#### Goal:
Among the entries below, extract exactly the lines that run from the one with "Reproduce this chart with Plotly." through the one with "return (H - B - yp) / PH", both ends included.

#### Raw records:
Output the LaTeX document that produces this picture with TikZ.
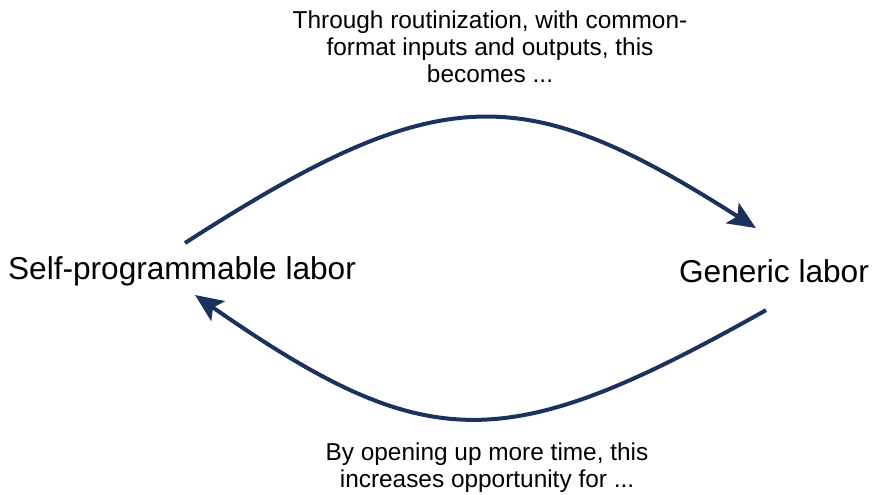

==

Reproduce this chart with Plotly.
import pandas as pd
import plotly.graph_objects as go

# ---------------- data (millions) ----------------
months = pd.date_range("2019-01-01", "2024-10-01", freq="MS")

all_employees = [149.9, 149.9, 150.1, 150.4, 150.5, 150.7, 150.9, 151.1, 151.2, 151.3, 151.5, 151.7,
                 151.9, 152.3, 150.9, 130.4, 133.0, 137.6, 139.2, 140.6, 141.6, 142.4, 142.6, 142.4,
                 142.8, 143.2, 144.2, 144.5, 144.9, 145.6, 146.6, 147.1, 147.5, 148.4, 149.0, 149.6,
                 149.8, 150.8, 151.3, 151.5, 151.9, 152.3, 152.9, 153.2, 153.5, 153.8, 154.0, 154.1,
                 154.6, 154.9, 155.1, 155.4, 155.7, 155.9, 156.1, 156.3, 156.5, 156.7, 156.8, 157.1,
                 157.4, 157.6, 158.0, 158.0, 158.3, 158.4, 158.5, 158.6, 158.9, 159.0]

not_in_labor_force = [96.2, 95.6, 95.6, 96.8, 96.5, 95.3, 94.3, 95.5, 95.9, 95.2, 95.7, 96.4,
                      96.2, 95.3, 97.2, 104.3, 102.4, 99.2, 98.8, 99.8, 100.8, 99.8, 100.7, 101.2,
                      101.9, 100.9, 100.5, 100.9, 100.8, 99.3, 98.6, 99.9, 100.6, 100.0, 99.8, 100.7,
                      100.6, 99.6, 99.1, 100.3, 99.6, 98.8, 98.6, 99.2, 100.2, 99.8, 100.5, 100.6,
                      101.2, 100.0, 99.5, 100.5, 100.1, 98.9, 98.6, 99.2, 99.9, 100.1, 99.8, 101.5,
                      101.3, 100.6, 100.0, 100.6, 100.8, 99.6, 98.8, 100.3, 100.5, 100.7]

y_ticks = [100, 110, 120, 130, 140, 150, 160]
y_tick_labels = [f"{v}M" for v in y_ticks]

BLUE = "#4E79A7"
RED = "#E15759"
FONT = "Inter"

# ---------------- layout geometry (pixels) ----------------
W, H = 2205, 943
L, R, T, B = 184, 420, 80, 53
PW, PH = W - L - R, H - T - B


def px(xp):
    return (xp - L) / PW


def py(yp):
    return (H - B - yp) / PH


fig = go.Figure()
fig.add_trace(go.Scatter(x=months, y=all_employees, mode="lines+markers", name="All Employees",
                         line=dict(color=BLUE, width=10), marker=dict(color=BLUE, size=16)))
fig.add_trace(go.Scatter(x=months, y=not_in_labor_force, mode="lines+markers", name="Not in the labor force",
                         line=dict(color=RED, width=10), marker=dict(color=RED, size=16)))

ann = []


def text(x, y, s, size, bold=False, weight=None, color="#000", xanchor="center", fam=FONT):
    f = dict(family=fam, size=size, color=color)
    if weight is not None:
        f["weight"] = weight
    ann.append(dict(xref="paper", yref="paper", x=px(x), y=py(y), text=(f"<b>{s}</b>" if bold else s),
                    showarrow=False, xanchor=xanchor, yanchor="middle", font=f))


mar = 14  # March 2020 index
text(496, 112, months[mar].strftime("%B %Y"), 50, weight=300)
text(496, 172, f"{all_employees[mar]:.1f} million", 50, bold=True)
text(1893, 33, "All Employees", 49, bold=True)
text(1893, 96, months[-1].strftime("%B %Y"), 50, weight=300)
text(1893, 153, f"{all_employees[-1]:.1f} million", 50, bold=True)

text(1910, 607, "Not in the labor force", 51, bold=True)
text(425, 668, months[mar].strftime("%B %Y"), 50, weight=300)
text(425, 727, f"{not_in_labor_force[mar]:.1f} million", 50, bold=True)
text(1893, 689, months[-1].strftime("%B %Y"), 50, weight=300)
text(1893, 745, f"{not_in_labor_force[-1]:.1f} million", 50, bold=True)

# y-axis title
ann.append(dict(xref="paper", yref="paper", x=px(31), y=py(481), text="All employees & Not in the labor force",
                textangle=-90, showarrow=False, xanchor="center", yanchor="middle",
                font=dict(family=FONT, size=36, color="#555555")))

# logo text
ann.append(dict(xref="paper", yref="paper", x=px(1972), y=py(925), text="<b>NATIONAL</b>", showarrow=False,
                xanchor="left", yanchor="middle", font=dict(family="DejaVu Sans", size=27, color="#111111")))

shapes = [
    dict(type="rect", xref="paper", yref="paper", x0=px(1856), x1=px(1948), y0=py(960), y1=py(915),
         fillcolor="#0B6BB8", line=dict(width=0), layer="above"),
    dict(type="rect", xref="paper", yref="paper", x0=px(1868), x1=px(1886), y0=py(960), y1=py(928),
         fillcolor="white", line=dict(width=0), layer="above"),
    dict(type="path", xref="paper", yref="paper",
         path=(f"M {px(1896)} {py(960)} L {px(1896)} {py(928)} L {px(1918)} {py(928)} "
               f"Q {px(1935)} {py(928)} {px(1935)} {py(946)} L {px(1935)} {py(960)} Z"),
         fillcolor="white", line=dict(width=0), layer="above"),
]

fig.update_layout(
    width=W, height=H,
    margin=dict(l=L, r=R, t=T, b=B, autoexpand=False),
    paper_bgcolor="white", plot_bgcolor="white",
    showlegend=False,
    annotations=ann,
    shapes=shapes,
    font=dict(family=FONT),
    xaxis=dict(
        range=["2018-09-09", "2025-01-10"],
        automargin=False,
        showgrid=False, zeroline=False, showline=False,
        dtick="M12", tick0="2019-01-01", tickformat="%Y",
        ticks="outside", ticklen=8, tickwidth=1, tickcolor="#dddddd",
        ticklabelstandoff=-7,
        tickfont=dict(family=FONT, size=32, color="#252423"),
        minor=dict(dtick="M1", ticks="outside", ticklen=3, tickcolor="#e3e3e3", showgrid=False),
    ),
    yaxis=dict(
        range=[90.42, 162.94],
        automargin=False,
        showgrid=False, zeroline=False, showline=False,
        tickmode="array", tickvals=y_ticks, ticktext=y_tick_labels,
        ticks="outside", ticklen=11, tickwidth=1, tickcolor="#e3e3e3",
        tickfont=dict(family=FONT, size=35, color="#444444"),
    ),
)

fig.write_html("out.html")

#### Solution to the exercise:
Reproduce this chart with Plotly.
import pandas as pd
import plotly.graph_objects as go

# ---------------- data (millions) ----------------
months = pd.date_range("2019-01-01", "2024-10-01", freq="MS")

all_employees = [149.9, 149.9, 150.1, 150.4, 150.5, 150.7, 150.9, 151.1, 151.2, 151.3, 151.5, 151.7,
                 151.9, 152.3, 150.9, 130.4, 133.0, 137.6, 139.2, 140.6, 141.6, 142.4, 142.6, 142.4,
                 142.8, 143.2, 144.2, 144.5, 144.9, 145.6, 146.6, 147.1, 147.5, 148.4, 149.0, 149.6,
                 149.8, 150.8, 151.3, 151.5, 151.9, 152.3, 152.9, 153.2, 153.5, 153.8, 154.0, 154.1,
                 154.6, 154.9, 155.1, 155.4, 155.7, 155.9, 156.1, 156.3, 156.5, 156.7, 156.8, 157.1,
                 157.4, 157.6, 158.0, 158.0, 158.3, 158.4, 158.5, 158.6, 158.9, 159.0]

not_in_labor_force = [96.2, 95.6, 95.6, 96.8, 96.5, 95.3, 94.3, 95.5, 95.9, 95.2, 95.7, 96.4,
                      96.2, 95.3, 97.2, 104.3, 102.4, 99.2, 98.8, 99.8, 100.8, 99.8, 100.7, 101.2,
                      101.9, 100.9, 100.5, 100.9, 100.8, 99.3, 98.6, 99.9, 100.6, 100.0, 99.8, 100.7,
                      100.6, 99.6, 99.1, 100.3, 99.6, 98.8, 98.6, 99.2, 100.2, 99.8, 100.5, 100.6,
                      101.2, 100.0, 99.5, 100.5, 100.1, 98.9, 98.6, 99.2, 99.9, 100.1, 99.8, 101.5,
                      101.3, 100.6, 100.0, 100.6, 100.8, 99.6, 98.8, 100.3, 100.5, 100.7]

y_ticks = [100, 110, 120, 130, 140, 150, 160]
y_tick_labels = [f"{v}M" for v in y_ticks]

BLUE = "#4E79A7"
RED = "#E15759"
FONT = "Inter"

# ---------------- layout geometry (pixels) ----------------
W, H = 2205, 943
L, R, T, B = 184, 420, 80, 53
PW, PH = W - L - R, H - T - B


def px(xp):
    return (xp - L) / PW


def py(yp):
    return (H - B - yp) / PH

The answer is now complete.